Tennessee's high fungal meningitis infection rate questioned

Tennessee's high fungal meningitis infection rate questioned

October 20th, 2012 by Mariann Martin in Local Regional News
Illustration by Laura McNutt /Times Free Press.

Health care facilities that received recalled lots of steroids

• Forsyth Street Ambulatory Surgery Center, Macon, Ga.

• PCA Pain Care Center, Oak Ridge, Tenn.

• Specialty Surgery Center, Crossville, Tenn.

• St. Thomas Outpatient Neurosurgical, Nashville

Source: Centers for Disease Control and Prevention

Fungal Meningitis

Meningitis is swelling of the protective membranes, or meninges, covering the brain and spinal cord. The swelling is usually caused by an infection with a bacteria or virus, but meningitis can also be caused by a fungus, which is called fungal meningitis.

Symptoms of fungal meningitis are similar to symptoms of other forms of meningitis; however, they often appear more gradually and can be very mild at first.

Source: Centers for Disease Control and Prevention

Symptoms of fungal meningitis

If you had an epidural steroid injection since May 21, 2012, and have any of the following symptoms, talk to your doctor as soon as possible:

• New or worsening headache

• Fever

• Sensitivity to light

• Stiff neck

• New weakness or numbness in any part of your body

• Slurred speech

• Increased pain, redness or swelling at your injection site

Source: Centers for Disease Control and Prevention

The president-elect of the state medical association said officials must look closely at why the Volunteer State has so many cases of fungal meningitis that have claimed the lives of eight Tennessee residents.

"Why do we have so many of these procedures being done?" Dr. Chris Young, of Chattanooga, asked Friday about the meningitis outbreak. "We need to make sure the right procedure is being done on the right patient."

Of the 271 people diagnosed with the deadly infection, 66 were in Tennessee, the highest of any state. Neither Georgia nor Alabama had any cases diagnosed as of Friday afternoon.

Sixteen states have reported cases of meningitis, and 21 people have died, although there have been deaths in only six states -- Tennessee, Michigan, Florida, Indiana, Maryland and Virginia. Tennessee leads the death toll with eight, while Michigan is second with five.

Young said Tennessee health care providers administer some of the highest numbers of spinal injections in the nation.

Those diagnosed with fungal meningitis received a spinal steroid injection of a contaminated product from the New England Compounding Center in Massachusetts. Tests completed this week confirmed the link between the two, officials said Thursday.

Not everyone who received the contaminated medicine will get sick, said Tennessee's top medical official.

Dr. David Reagan said the most important factor determining who does get sick seems to be how much fungus was contaminating the particular vial of medication they received, not their age or even how healthy they were.

"It's not predictable," Reagan told The Associated Press.

Reagan said the rate of new infections appears to be dropping in Tennessee, although he expects to see new infections and likely more deaths.

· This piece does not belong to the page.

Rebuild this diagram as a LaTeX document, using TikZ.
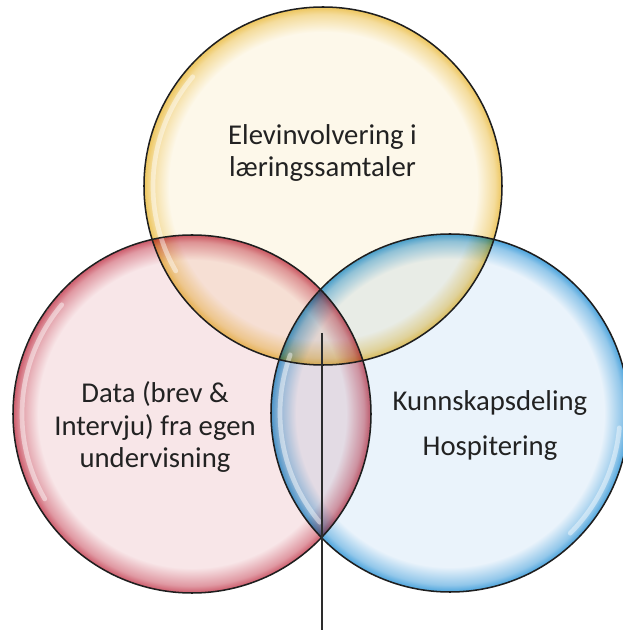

Young and Rae Bond, executive director of the Chattanooga and Hamilton County Medical Society, said they are not aware of any cases in the Chattanooga area.

Only three facilities in Tennessee and one in Georgia received shipments from three lots that contained tainted products. Those three lots were shipped to 23 states, with as many as 14,000 people receiving a shot.

However, the Food and Drug Administration has recalled all products from the compounding center, a move that affects a wider group of health facilities.

Tennessee has 74 facilities, Georgia has about 150 and Alabama has 44, according to state health officials. Alabama released the names of those facilities -- including DeKalb Regional Medical Center in Fort Payne, Gadsden Regional Medical Center and Huntsville Hospital in Northeast Alabama -- but Georgia and Tennessee have not done so.

During a news conference Friday to address the outbreak, Georgia officials said the FDA is expected to release the names of the health facilities soon.

Georgia state epidemiologist Cherie Drenzek stressed that products included in the wider recall and the majority of facilities have not been found to be contaminated, and the recall is simply being done as a precaution.

Drenzek called the outbreak "unprecedented."

"We are learning as we go," she said.

Young, who will take over leadership of the Tennessee Medical Association next year, said the meningitis outbreak is a unique occurrence, but it serves as a reminder of how many spinal injections are given in state clinics, many without a great deal of oversight.

The state also ranks among the top in the nation for the number of prescriptions written, oxycodone and hydrocodone sales and drug overdose deaths.

A law that goes into effect next year requires that patients who receive invasive pain management procedures such as spinal injections get the care from either a physician or a provider under direct physician supervision.

"This is an invasive procedure -- not like providing primary care," Young said.

The Associated Press contributed to this report.